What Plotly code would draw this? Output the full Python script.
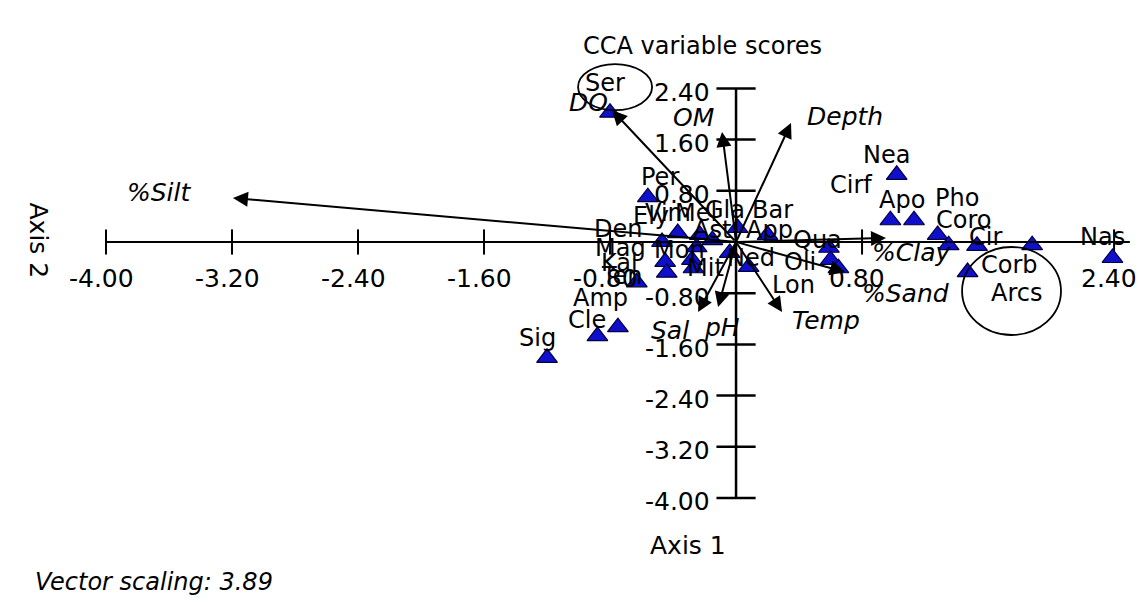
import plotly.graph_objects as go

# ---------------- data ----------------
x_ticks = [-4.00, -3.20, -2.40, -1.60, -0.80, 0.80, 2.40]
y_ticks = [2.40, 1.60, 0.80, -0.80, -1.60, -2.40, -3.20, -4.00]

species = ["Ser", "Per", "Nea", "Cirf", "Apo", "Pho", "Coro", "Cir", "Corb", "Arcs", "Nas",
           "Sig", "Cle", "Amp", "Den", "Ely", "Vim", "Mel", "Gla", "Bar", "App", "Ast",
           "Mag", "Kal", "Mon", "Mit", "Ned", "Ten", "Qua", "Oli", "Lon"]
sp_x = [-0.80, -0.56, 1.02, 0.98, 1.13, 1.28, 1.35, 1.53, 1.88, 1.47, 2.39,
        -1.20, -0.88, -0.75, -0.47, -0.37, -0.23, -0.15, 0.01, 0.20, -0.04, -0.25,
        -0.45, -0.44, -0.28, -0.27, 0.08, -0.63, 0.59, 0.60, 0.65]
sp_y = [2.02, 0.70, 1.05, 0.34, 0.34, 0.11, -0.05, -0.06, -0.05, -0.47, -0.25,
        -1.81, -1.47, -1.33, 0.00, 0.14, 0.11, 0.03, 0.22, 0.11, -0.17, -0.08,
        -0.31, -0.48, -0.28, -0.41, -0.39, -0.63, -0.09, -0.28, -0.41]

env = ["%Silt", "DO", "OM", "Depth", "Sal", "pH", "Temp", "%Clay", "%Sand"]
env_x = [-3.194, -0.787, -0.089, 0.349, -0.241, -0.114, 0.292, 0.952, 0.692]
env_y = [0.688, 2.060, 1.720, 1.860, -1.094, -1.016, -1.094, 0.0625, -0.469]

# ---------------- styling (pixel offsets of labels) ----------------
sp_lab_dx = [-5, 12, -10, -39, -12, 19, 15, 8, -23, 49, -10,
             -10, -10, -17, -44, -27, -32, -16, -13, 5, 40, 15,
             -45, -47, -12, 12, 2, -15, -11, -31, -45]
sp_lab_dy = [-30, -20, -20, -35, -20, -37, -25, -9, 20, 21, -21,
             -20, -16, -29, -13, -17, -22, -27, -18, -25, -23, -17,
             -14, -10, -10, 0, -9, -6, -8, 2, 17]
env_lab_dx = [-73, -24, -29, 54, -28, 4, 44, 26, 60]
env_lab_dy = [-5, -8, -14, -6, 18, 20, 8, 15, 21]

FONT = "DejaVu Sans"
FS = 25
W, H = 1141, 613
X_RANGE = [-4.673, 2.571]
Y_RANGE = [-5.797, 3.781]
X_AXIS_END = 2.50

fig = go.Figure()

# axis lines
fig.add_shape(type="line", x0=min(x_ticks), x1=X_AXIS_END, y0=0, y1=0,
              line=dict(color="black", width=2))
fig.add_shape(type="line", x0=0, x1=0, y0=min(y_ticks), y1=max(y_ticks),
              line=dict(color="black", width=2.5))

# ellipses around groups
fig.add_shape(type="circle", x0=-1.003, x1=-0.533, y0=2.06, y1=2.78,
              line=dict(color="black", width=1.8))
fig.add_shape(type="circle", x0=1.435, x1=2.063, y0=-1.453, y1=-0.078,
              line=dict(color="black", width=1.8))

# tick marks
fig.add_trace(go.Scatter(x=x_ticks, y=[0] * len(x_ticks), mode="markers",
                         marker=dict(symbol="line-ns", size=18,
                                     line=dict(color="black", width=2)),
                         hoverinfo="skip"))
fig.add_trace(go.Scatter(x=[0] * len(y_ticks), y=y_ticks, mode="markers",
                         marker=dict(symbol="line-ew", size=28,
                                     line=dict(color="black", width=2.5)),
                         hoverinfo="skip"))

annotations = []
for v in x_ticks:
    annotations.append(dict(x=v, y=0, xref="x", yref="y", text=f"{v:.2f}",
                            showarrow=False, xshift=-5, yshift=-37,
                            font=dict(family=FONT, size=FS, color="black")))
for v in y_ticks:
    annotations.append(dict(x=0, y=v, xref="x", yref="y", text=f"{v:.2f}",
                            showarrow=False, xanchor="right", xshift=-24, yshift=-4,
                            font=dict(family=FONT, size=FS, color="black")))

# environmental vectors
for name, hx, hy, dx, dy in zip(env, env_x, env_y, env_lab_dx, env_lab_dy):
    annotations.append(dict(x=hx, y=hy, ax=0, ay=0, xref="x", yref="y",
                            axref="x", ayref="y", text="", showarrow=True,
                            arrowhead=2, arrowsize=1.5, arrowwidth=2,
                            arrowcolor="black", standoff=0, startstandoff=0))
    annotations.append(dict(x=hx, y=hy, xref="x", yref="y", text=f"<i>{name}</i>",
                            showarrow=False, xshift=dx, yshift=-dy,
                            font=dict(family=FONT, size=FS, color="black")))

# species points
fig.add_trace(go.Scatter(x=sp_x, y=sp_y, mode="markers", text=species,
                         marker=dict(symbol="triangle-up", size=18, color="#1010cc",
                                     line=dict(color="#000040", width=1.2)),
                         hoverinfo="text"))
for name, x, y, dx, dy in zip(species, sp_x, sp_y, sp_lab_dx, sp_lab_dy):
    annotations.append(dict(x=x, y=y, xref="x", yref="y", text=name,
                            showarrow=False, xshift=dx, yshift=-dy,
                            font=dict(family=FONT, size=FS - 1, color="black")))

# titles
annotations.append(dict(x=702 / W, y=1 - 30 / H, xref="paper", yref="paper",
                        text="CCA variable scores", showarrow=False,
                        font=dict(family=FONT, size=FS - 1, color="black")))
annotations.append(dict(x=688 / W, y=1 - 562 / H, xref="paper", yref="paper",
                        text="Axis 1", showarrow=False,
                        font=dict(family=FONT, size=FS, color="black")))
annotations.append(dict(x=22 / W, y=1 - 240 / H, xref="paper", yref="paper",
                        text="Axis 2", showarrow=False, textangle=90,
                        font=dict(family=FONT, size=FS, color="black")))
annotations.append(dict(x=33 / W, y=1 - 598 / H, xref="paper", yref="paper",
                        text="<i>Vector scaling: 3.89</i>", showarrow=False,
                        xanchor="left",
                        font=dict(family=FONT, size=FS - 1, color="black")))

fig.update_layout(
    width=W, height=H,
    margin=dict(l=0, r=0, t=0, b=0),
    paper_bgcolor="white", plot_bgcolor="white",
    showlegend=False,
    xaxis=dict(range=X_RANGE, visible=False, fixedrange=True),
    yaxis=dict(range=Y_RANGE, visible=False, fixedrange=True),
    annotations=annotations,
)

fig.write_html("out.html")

REQUIRED TASK
Leave the pictures out and copy the rest of the data exactly.

WRITTEN ANSWER
What Plotly code would draw this? Output the full Python script.
import plotly.graph_objects as go

# ---------------- data ----------------
x_ticks = [-4.00, -3.20, -2.40, -1.60, -0.80, 0.80, 2.40]
y_ticks = [2.40, 1.60, 0.80, -0.80, -1.60, -2.40, -3.20, -4.00]

species = ["Ser", "Per", "Nea", "Cirf", "Apo", "Pho", "Coro", "Cir", "Corb", "Arcs", "Nas",
           "Sig", "Cle", "Amp", "Den", "Ely", "Vim", "Mel", "Gla", "Bar", "App", "Ast",
           "Mag", "Kal", "Mon", "Mit", "Ned", "Ten", "Qua", "Oli", "Lon"]
sp_x = [-0.80, -0.56, 1.02, 0.98, 1.13, 1.28, 1.35, 1.53, 1.88, 1.47, 2.39,
        -1.20, -0.88, -0.75, -0.47, -0.37, -0.23, -0.15, 0.01, 0.20, -0.04, -0.25,
        -0.45, -0.44, -0.28, -0.27, 0.08, -0.63, 0.59, 0.60, 0.65]
sp_y = [2.02, 0.70, 1.05, 0.34, 0.34, 0.11, -0.05, -0.06, -0.05, -0.47, -0.25,
        -1.81, -1.47, -1.33, 0.00, 0.14, 0.11, 0.03, 0.22, 0.11, -0.17, -0.08,
        -0.31, -0.48, -0.28, -0.41, -0.39, -0.63, -0.09, -0.28, -0.41]

env = ["%Silt", "DO", "OM", "Depth", "Sal", "pH", "Temp", "%Clay", "%Sand"]
env_x = [-3.194, -0.787, -0.089, 0.349, -0.241, -0.114, 0.292, 0.952, 0.692]
env_y = [0.688, 2.060, 1.720, 1.860, -1.094, -1.016, -1.094, 0.0625, -0.469]

# ---------------- styling (pixel offsets of labels) ----------------
sp_lab_dx = [-5, 12, -10, -39, -12, 19, 15, 8, -23, 49, -10,
             -10, -10, -17, -44, -27, -32, -16, -13, 5, 40, 15,
             -45, -47, -12, 12, 2, -15, -11, -31, -45]
sp_lab_dy = [-30, -20, -20, -35, -20, -37, -25, -9, 20, 21, -21,
             -20, -16, -29, -13, -17, -22, -27, -18, -25, -23, -17,
             -14, -10, -10, 0, -9, -6, -8, 2, 17]
env_lab_dx = [-73, -24, -29, 54, -28, 4, 44, 26, 60]
env_lab_dy = [-5, -8, -14, -6, 18, 20, 8, 15, 21]

FONT = "DejaVu Sans"
FS = 25
W, H = 1141, 613
X_RANGE = [-4.673, 2.571]
Y_RANGE = [-5.797, 3.781]
X_AXIS_END = 2.50

fig = go.Figure()

# axis lines
fig.add_shape(type="line", x0=min(x_ticks), x1=X_AXIS_END, y0=0, y1=0,
              line=dict(color="black", width=2))
fig.add_shape(type="line", x0=0, x1=0, y0=min(y_ticks), y1=max(y_ticks),
              line=dict(color="black", width=2.5))

# ellipses around groups
fig.add_shape(type="circle", x0=-1.003, x1=-0.533, y0=2.06, y1=2.78,
              line=dict(color="black", width=1.8))
fig.add_shape(type="circle", x0=1.435, x1=2.063, y0=-1.453, y1=-0.078,
              line=dict(color="black", width=1.8))

# tick marks
fig.add_trace(go.Scatter(x=x_ticks, y=[0] * len(x_ticks), mode="markers",
                         marker=dict(symbol="line-ns", size=18,
                                     line=dict(color="black", width=2)),
                         hoverinfo="skip"))
fig.add_trace(go.Scatter(x=[0] * len(y_ticks), y=y_ticks, mode="markers",
                         marker=dict(symbol="line-ew", size=28,
                                     line=dict(color="black", width=2.5)),
                         hoverinfo="skip"))

annotations = []
for v in x_ticks:
    annotations.append(dict(x=v, y=0, xref="x", yref="y", text=f"{v:.2f}",
                            showarrow=False, xshift=-5, yshift=-37,
                            font=dict(family=FONT, size=FS, color="black")))
for v in y_ticks:
    annotations.append(dict(x=0, y=v, xref="x", yref="y", text=f"{v:.2f}",
                            showarrow=False, xanchor="right", xshift=-24, yshift=-4,
                            font=dict(family=FONT, size=FS, color="black")))

# environmental vectors
for name, hx, hy, dx, dy in zip(env, env_x, env_y, env_lab_dx, env_lab_dy):
    annotations.append(dict(x=hx, y=hy, ax=0, ay=0, xref="x", yref="y",
                            axref="x", ayref="y", text="", showarrow=True,
                            arrowhead=2, arrowsize=1.5, arrowwidth=2,
                            arrowcolor="black", standoff=0, startstandoff=0))
    annotations.append(dict(x=hx, y=hy, xref="x", yref="y", text=f"<i>{name}</i>",
                            showarrow=False, xshift=dx, yshift=-dy,
                            font=dict(family=FONT, size=FS, color="black")))

# species points
fig.add_trace(go.Scatter(x=sp_x, y=sp_y, mode="markers", text=species,
                         marker=dict(symbol="triangle-up", size=18, color="#1010cc",
                                     line=dict(color="#000040", width=1.2)),
                         hoverinfo="text"))
for name, x, y, dx, dy in zip(species, sp_x, sp_y, sp_lab_dx, sp_lab_dy):
    annotations.append(dict(x=x, y=y, xref="x", yref="y", text=name,
                            showarrow=False, xshift=dx, yshift=-dy,
                            font=dict(family=FONT, size=FS - 1, color="black")))

# titles
annotations.append(dict(x=702 / W, y=1 - 30 / H, xref="paper", yref="paper",
                        text="CCA variable scores", showarrow=False,
                        font=dict(family=FONT, size=FS - 1, color="black")))
annotations.append(dict(x=688 / W, y=1 - 562 / H, xref="paper", yref="paper",
                        text="Axis 1", showarrow=False,
                        font=dict(family=FONT, size=FS, color="black")))
annotations.append(dict(x=22 / W, y=1 - 240 / H, xref="paper", yref="paper",
                        text="Axis 2", showarrow=False, textangle=90,
                        font=dict(family=FONT, size=FS, color="black")))
annotations.append(dict(x=33 / W, y=1 - 598 / H, xref="paper", yref="paper",
                        text="<i>Vector scaling: 3.89</i>", showarrow=False,
                        xanchor="left",
                        font=dict(family=FONT, size=FS - 1, color="black")))

fig.update_layout(
    width=W, height=H,
    margin=dict(l=0, r=0, t=0, b=0),
    paper_bgcolor="white", plot_bgcolor="white",
    showlegend=False,
    xaxis=dict(range=X_RANGE, visible=False, fixedrange=True),
    yaxis=dict(range=Y_RANGE, visible=False, fixedrange=True),
    annotations=annotations,
)

fig.write_html("out.html")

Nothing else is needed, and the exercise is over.